La durée de l'habilitation ne nous exonère pas de toute responsabilité. Il est en effet parfaitement possible qu'un agent habilité connaisse un processus de radicalisation : il ne faut donc pas attendre la prochaine enquête, dans cinq ou sept ans. Cela repose sur la détection des signaux faibles et sur la capacité de la communauté de travail à se mobiliser pour éviter des cas de ce type.
La diminution de la durée d'habilitation nous prémunirait-elle de cas de radicalisation ? Je pense que même une durée de trois ans ne nous garantirait de rien. En revanche, des éléments liés à un mariage, à un changement de comportement dans l'environnement proche, à des changements physiques peuvent constituer des signes de radicalisation qui doivent amener à des signalements. Mais là aussi, il faut s'entendre sur ce qu'est le signalement : le rôle du responsable hiérarchique dans un service de renseignement est bien évidemment d'observer et d'apprécier comment se comportent ses fonctionnaires. La sensibilisation est donc un vrai sujet.
Les événements du 3 octobre ont provoqué un séisme suffisamment significatif pour qu'un grand nombre de réticences soient aujourd'hui levées. Je ne dis pas qu'elles le sont toutes, mais ce qui paraissait impossible est maintenant présent dans toutes les têtes.
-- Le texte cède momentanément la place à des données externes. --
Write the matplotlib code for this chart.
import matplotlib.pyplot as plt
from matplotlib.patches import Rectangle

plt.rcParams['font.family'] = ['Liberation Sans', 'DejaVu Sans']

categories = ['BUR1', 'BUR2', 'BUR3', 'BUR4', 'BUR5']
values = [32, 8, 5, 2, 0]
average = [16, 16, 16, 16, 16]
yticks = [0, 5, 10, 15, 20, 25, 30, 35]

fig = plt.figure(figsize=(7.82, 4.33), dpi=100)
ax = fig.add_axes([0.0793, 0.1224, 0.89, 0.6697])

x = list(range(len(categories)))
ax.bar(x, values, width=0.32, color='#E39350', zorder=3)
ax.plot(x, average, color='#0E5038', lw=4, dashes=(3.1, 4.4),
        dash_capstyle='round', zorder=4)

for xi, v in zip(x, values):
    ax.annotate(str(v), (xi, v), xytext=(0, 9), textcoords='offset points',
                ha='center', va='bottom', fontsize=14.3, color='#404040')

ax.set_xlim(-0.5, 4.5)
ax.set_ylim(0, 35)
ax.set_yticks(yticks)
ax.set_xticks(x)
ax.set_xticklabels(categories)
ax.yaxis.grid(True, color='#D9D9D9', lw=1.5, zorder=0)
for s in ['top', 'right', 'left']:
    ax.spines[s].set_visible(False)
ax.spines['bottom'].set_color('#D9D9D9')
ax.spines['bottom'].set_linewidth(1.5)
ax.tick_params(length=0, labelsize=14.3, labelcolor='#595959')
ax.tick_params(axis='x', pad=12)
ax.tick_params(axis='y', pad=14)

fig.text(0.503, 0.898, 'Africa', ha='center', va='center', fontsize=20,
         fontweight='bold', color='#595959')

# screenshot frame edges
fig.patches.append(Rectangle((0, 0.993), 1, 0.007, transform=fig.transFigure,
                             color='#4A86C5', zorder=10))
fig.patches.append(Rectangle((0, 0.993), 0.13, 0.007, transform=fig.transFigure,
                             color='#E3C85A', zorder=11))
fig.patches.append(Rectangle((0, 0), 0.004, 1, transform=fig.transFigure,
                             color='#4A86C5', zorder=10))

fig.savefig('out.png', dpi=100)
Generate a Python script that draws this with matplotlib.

Vous avez donc raison, madame Avia, il faut accompagner cela d'un dispositif de formation. Toutes les formations assurées par la direction des ressources humaines de la préfecture de police intègrent déjà une sensibilisation à ce sujet – je ne vous les relate pas mais je le ferai dans mes réponses écrites. De même, diverses initiatives ont été prises, comme l'application « police de sécurité du quotidien » sur les tablettes NEO dont disposent les fonctionnaires, qui permet d'accéder au module dit de radicalisation. De multiples voies existent aujourd'hui – fiches réflexes, formations, etc. – pour sensibiliser à cette question.
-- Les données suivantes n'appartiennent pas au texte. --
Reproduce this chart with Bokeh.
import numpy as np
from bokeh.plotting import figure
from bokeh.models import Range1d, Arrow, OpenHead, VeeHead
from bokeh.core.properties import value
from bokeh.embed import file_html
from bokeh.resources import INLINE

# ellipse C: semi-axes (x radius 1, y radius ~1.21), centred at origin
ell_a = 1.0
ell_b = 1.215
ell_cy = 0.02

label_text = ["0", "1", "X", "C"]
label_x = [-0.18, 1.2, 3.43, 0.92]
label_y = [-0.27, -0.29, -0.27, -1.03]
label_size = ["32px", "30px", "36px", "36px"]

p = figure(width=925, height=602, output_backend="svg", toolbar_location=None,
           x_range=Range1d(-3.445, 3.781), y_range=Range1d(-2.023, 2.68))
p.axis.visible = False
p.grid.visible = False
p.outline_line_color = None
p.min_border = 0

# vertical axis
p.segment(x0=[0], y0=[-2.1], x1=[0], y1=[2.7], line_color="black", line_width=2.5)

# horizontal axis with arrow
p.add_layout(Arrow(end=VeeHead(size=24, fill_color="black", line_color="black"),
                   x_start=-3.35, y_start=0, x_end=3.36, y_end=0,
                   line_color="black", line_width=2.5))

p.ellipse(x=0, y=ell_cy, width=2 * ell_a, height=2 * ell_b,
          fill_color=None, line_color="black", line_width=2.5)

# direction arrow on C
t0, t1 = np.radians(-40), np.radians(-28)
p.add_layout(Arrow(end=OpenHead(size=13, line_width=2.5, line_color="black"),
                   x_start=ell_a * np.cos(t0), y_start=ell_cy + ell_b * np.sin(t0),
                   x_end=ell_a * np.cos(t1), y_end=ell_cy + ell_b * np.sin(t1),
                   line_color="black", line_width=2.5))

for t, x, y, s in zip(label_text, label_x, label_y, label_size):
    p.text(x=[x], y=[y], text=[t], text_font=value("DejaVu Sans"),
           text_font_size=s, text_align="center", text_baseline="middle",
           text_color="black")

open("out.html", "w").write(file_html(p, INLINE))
In fine, il reste le comportement de la femme ou de l'homme, le regard qu'il porte sur son environnement. La formation doit permettre d'expliquer aux policiers que signaler n'est pas dénoncer. C'est un problème de culture, que j'essaye de changer avec l'ensemble de mon encadrement et des fonctionnaires. L'idée de la plateforme anonymisée formulée par certaines organisations syndicales m'intéresse, même si nous connaissons les limites de ce type d'exercice : il ne faut pas que cela se transforme en une dénonciation systématique de certains sous prétexte qu'ils appartiennent à telle ou telle religion. Nous n'en sommes pas là pour le moment : il faut simplement s'assurer de la faisabilité de ce dispositif du point de vue de la procédure.